- Challenge -
Provide an exact copy of the data, excluding the images.

---------- Recorded information ----------

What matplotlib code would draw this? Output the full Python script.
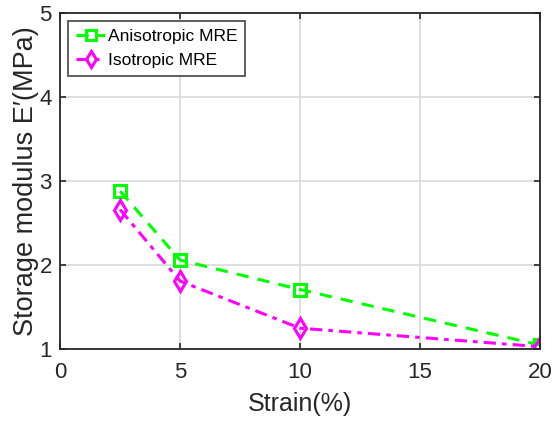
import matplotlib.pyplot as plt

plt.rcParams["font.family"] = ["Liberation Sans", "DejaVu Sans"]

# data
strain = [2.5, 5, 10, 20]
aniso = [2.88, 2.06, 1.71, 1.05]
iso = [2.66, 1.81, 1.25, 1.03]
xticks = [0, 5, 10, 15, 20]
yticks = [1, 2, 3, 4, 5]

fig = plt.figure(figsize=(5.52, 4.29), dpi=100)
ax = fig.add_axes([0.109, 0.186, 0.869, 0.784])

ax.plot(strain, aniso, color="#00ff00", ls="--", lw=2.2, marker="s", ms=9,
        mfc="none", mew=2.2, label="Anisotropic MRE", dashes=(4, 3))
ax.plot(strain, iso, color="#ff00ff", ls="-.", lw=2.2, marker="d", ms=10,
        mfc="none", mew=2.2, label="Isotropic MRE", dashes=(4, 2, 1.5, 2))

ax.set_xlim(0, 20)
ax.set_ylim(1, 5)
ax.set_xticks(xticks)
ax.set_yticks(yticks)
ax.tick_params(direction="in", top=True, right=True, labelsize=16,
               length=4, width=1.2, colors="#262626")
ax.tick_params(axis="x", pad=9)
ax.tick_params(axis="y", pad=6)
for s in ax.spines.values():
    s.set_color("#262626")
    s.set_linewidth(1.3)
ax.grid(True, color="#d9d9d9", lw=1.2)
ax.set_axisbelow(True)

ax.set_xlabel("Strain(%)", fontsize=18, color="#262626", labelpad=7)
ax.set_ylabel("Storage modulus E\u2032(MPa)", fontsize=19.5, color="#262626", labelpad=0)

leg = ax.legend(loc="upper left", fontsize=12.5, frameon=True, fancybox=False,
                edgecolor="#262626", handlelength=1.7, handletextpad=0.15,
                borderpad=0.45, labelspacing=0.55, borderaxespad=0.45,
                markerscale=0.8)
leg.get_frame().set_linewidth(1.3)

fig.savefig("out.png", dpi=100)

----------

- Task result -
What matplotlib code would draw this? Output the full Python script.
import matplotlib.pyplot as plt

plt.rcParams["font.family"] = ["Liberation Sans", "DejaVu Sans"]

# data
strain = [2.5, 5, 10, 20]
aniso = [2.88, 2.06, 1.71, 1.05]
iso = [2.66, 1.81, 1.25, 1.03]
xticks = [0, 5, 10, 15, 20]
yticks = [1, 2, 3, 4, 5]

fig = plt.figure(figsize=(5.52, 4.29), dpi=100)
ax = fig.add_axes([0.109, 0.186, 0.869, 0.784])

ax.plot(strain, aniso, color="#00ff00", ls="--", lw=2.2, marker="s", ms=9,
        mfc="none", mew=2.2, label="Anisotropic MRE", dashes=(4, 3))
ax.plot(strain, iso, color="#ff00ff", ls="-.", lw=2.2, marker="d", ms=10,
        mfc="none", mew=2.2, label="Isotropic MRE", dashes=(4, 2, 1.5, 2))

ax.set_xlim(0, 20)
ax.set_ylim(1, 5)
ax.set_xticks(xticks)
ax.set_yticks(yticks)
ax.tick_params(direction="in", top=True, right=True, labelsize=16,
               length=4, width=1.2, colors="#262626")
ax.tick_params(axis="x", pad=9)
ax.tick_params(axis="y", pad=6)
for s in ax.spines.values():
    s.set_color("#262626")
    s.set_linewidth(1.3)
ax.grid(True, color="#d9d9d9", lw=1.2)
ax.set_axisbelow(True)

ax.set_xlabel("Strain(%)", fontsize=18, color="#262626", labelpad=7)
ax.set_ylabel("Storage modulus E\u2032(MPa)", fontsize=19.5, color="#262626", labelpad=0)

leg = ax.legend(loc="upper left", fontsize=12.5, frameon=True, fancybox=False,
                edgecolor="#262626", handlelength=1.7, handletextpad=0.15,
                borderpad=0.45, labelspacing=0.55, borderaxespad=0.45,
                markerscale=0.8)
leg.get_frame().set_linewidth(1.3)

fig.savefig("out.png", dpi=100)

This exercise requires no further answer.